むし歯予防において「フッ素」という言葉を聞く機会が増えましたが、多くの方は「子ども向け」というイメージをお持ちかもしれません。
しかし実際には、フッ素は大人の歯を守るためにも重要な役割を果たします。
今回は、フッ素の基本的な働きから、子ども・大人を問わず効果が期待できる理由、そして定期的なクリーニングと組み合わせたむし歯予防のポイントについてご紹介します。
目次
■フッ素とは?〜歯の再石灰化を助ける重要な成分〜
フッ素とは、自然界に存在する元素の一つで、歯科医療の分野ではむし歯予防に活用されています。
主な働きには、次の3つがあります。
◎歯の再石灰化の促進
むし歯菌が産生する酸によって溶かされた歯の表面(エナメル質)を修復する働きがあります。
◎エナメル質の強化
フッ素が取り込まれることで、酸に溶けにくい強い結晶構造を形成します。
◎むし歯菌の活動抑制
歯垢(プラーク)の中の細菌の働きを抑え、酸の産生を防ぎます。
このように、フッ素は「攻め」だけでなく「守り」の役割も果たしており、むし歯リスクを多方面から低減することができます。
■子どもだけじゃない、大人にも必要なフッ素ケア
子どもはもちろんですが、大人になると加齢に伴う口腔内環境の変化により、むし歯のリスクが高まります。

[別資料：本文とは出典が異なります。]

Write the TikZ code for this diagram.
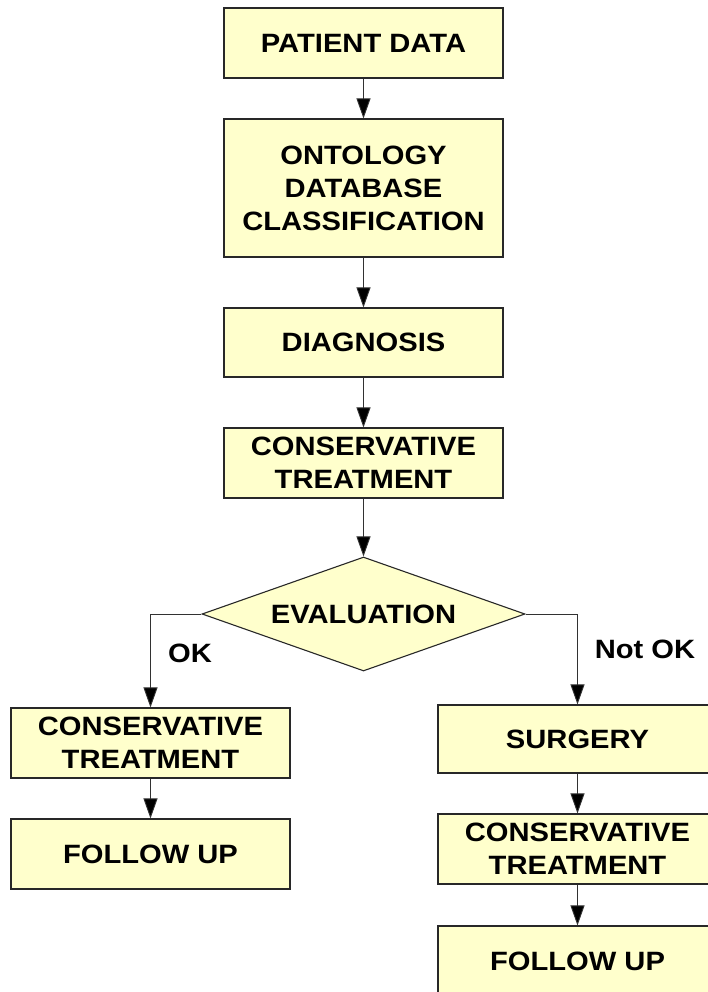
\documentclass[tikz,border=0pt]{standalone}
\usepackage{fontspec}
\setmainfont{Liberation Sans}
\newfontfamily\boxfont{Liberation Sans Bold}[FakeStretch=1.1]
\usetikzlibrary{arrows.meta,shapes.geometric}
\definecolor{boxfill}{RGB}{255,255,204}
\definecolor{boxline}{RGB}{40,40,40}
\definecolor{conline}{RGB}{50,50,50}
\tikzset{
  stepbox/.style={draw=boxline, line width=1.1pt, fill=boxfill, rectangle,
    minimum width=279pt, inner sep=0pt, align=center,
    font=\boxfont\fontsize{26.5}{33}\selectfont},
  decide/.style={draw=boxline, line width=1.1pt, fill=boxfill, diamond, aspect=2.83,
    minimum width=323pt, minimum height=114pt, inner sep=0pt,
    font=\boxfont\fontsize{26.5}{33}\selectfont},
  lbl/.style={inner sep=0pt, font=\boxfont\fontsize{26.5}{33}\selectfont},
  arr/.style={draw=conline, line width=0.9pt, -{Triangle[width=14pt,length=20pt,fill=black]}}
}
\begin{document}
\begin{tikzpicture}[x=1pt,y=-1pt]
\useasboundingbox (0,0) rectangle (707,992);
\fill[white] (0,0) rectangle (707,992);
\node[stepbox, minimum height=70pt] (pd) at (363.5,43) {PATIENT DATA};
\node[stepbox, minimum height=138pt] (ont) at (363.5,188) {ONTOLOGY\\DATABASE\\CLASSIFICATION};
\node[stepbox, minimum height=69pt] (diag) at (363.5,342.5) {DIAGNOSIS};
\node[stepbox, minimum height=70pt] (ct) at (363.5,463) {CONSERVATIVE\\TREATMENT};
\node[decide] (eval) at (363.5,614) {EVALUATION};
\node[stepbox, minimum height=70pt] (ctl) at (150.5,743) {CONSERVATIVE\\TREATMENT};
\node[stepbox, minimum height=70pt] (ful) at (150.5,854) {FOLLOW UP};
\node[stepbox, minimum height=68pt] (surg) at (577.5,739) {SURGERY};
\node[stepbox, minimum height=70pt] (ctr) at (577.5,849) {CONSERVATIVE\\TREATMENT};
\node[stepbox, minimum height=70pt] (fur) at (577.5,961) {FOLLOW UP};
\node[lbl] (ok) at (190,653) {OK};
\node[lbl] (nok) at (645,649) {Not OK};
\draw[arr] (pd.south) -- (ont.north);
\draw[arr] (ont.south) -- (diag.north);
\draw[arr] (diag.south) -- (ct.north);
\draw[arr] (ct.south) -- (eval.north);
\draw[arr] (eval.west) -| (ctl.north);
\draw[arr] (eval.east) -| (surg.north);
\draw[arr] (ctl.south) -- (ful.north);
\draw[arr] (surg.south) -- (ctr.north);
\draw[arr] (ctr.south) -- (fur.north);
\end{tikzpicture}
\end{document}
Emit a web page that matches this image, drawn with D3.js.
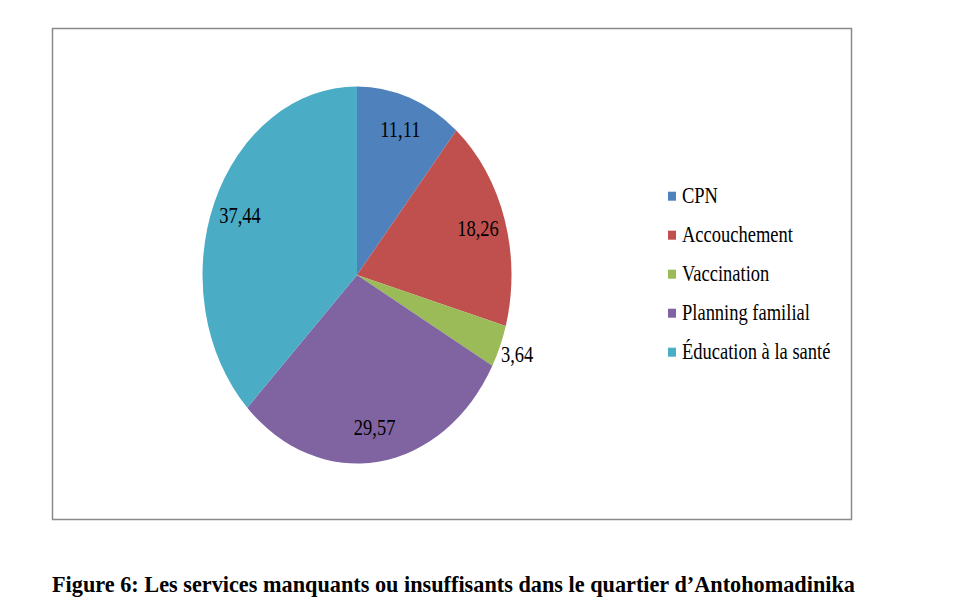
<!DOCTYPE html>
<html>
<head>
<meta charset="utf-8">
<script src="https://cdn.jsdelivr.net/npm/d3@7"></script>
<style>
  body { margin: 0; background: #fff; }
  text { font-family: "Liberation Serif", "Times New Roman", serif; fill: #000; }
</style>
</head>
<body>
<script>
// data
var categories = ["CPN", "Accouchement", "Vaccination", "Planning familial", "Éducation à la santé"];
var values = [11.11, 18.26, 3.64, 29.57, 37.44];
var valueLabels = ["11,11", "18,26", "3,64", "29,57", "37,44"];
var colors = ["#4f81bd", "#c0504d", "#9bbb59", "#8064a2", "#4bacc6"];
var caption = "Figure 6: Les services manquants ou insuffisants dans le quartier d\u2019Antohomadinika";

var width = 960, height = 616;
var stretch = 1.22;           // the figure is vertically stretched
var cx = 357, cy = 275, radius = 154.5;

var svg = d3.select("body")
    .append("svg")
    .attr("width", width)
    .attr("height", height);

// chart frame
svg.append("rect")
    .attr("x", 52.5)
    .attr("y", 28.5)
    .attr("width", 799)
    .attr("height", 491)
    .attr("fill", "none")
    .attr("stroke", "#8a8a8a")
    .attr("stroke-width", 1.5);

var pie = d3.pie().sort(null).value(function(d) { return d; });
var arcs = pie(values);

var arc = d3.arc().innerRadius(0).outerRadius(radius);
var labelArc = d3.arc().innerRadius(radius * 0.82).outerRadius(radius * 0.82);
var outerArc = d3.arc().innerRadius(radius * 1.12).outerRadius(radius * 1.12);

var g = svg.append("g")
    .attr("transform", "translate(" + cx + "," + cy + ") scale(1," + stretch + ")");

g.selectAll("path")
    .data(arcs)
    .join("path")
    .attr("d", arc)
    .attr("fill", function(d, i) { return colors[i]; });

// value labels (small slices go outside)
svg.selectAll("text.val")
    .data(arcs)
    .join("text")
    .attr("class", "val")
    .attr("text-anchor", "middle")
    .attr("font-size", 18.5)
    .attr("transform", function(d) {
        var c = (d.value < 5 ? outerArc : labelArc).centroid(d);
        return "translate(" + (cx + c[0]) + "," + (cy + c[1] * stretch + 7) + ") scale(1," + stretch + ")";
    })
    .text(function(d, i) { return valueLabels[i]; });

// legend
var legend = svg.append("g");
var y = d3.scalePoint().domain(categories).range([202.7, 358.7]);

legend.selectAll("rect")
    .data(categories)
    .join("rect")
    .attr("x", 668)
    .attr("y", function(d) { return y(d) - 11; })
    .attr("width", 8)
    .attr("height", 9)
    .attr("fill", function(d, i) { return colors[i]; });

legend.selectAll("text")
    .data(categories)
    .join("text")
    .attr("font-size", 18.5)
    .attr("transform", function(d) {
        return "translate(682," + y(d) + ") scale(1," + stretch + ")";
    })
    .text(function(d) { return d; });

// caption
svg.append("text")
    .attr("font-size", 19.5)
    .attr("font-weight", "bold")
    .attr("textLength", 803)
    .attr("lengthAdjust", "spacingAndGlyphs")
    .attr("transform", "translate(52,591.5) scale(1," + stretch + ")")
    .text(caption);
</script>
</body>
</html>
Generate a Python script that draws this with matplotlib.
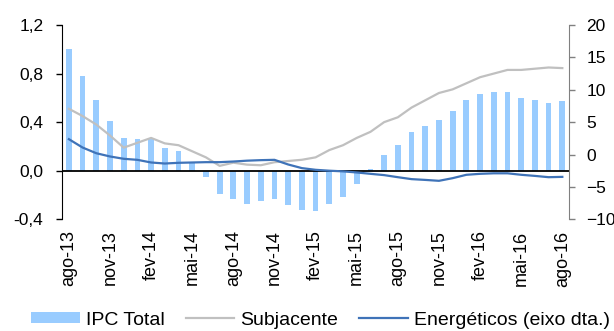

◎歯ぐきの退縮により根面が露出し、むし歯のリスク増加
加齢や歯周病により歯ぐきが下がると、歯の根っこの部分の象牙質が露出し、酸に対する抵抗力が低下します。
◎唾液分泌量の減少
唾液には、食べかすや汚れを洗い流す自浄作用や、酸を中和する機能がありますが、年齢とともに分泌量が減少する傾向があります。
◎補綴物周囲の二次う蝕(再むし歯)リスク
詰め物や被せ物の境目に歯垢(プラーク)がたまりやすくなり、むし歯の発生源となります。
これらを防ぐためにも、大人こそフッ素の定期的な活用が必要なのです。
■歯科医院で受ける高濃度フッ素塗布の意義
市販されている歯磨き粉にもフッ素は含まれていますが、歯科医院で行うフッ素塗布は濃度が高く、即効性が期待できます。
また、定期的なプロフェッショナルクリーニング(PMTC)によって歯面をきれいに整えた上でフッ素塗布を行うことで、より効果的に歯にフッ素を取り込むことが可能となります。
なごみ歯科では、患者さま一人ひとりのお口の状態に合わせたフッ素応用プランをご提案しています。
特に根面のむし歯の予防には、定期的な高濃度フッ素塗布と、自宅でのフッ素使用を組み合わせることが効果的です。
■自宅でできるフッ素ケアのポイント
自宅でのケアでも、フッ素配合製品を上手に取り入れることでむし歯の予防効果を高めることができます。
◎フッ素配合歯磨き剤
濃度は年齢に合わせた濃度のものを選び、毎日の歯磨きに使用しましょう。
年齢 |
推奨フッ素濃度 |
歯磨き粉の目安 |
0歳~2歳 |
900~1000 ppm |
米粒程度 |
3歳~5歳 |
900~1000 ppm |
グリーンピース程度 |
6歳~ |
1400~1500 ppm |
歯ブラシ全体 |
※日本小児歯科学会 | 「フッ化物配合歯磨剤の推奨される利用方法について」
◎フッ素洗口液
就寝前にフッ素洗口液を使ってうがいを行うことで、睡眠中のむし歯リスクを低減できます。
◎すすぎは最小限に
歯磨き後のすすぎは少量の水で1回程度に留め、フッ素を口内に残すようにしましょう。
また、年齢やリスクに応じた製品選びについても、ぜひ歯科医師や歯科衛生士にご相談ください。
【大人にも効果的なフッ素を使用して、歯の健康を守りましょう】
フッ素は子どもだけでなく、大人にとっても欠かせないむし歯予防の柱です。
歯科医院でのプロフェッショナルケアと、自宅での継続的なフッ素活用によって、生涯にわたる歯の健康を守ることにつながります。
「最近、むし歯になりやすい気がする」「しばらく検診に行っていない」という方は、ぜひ一度、定期検診を受けてご自身の歯を守りましょう。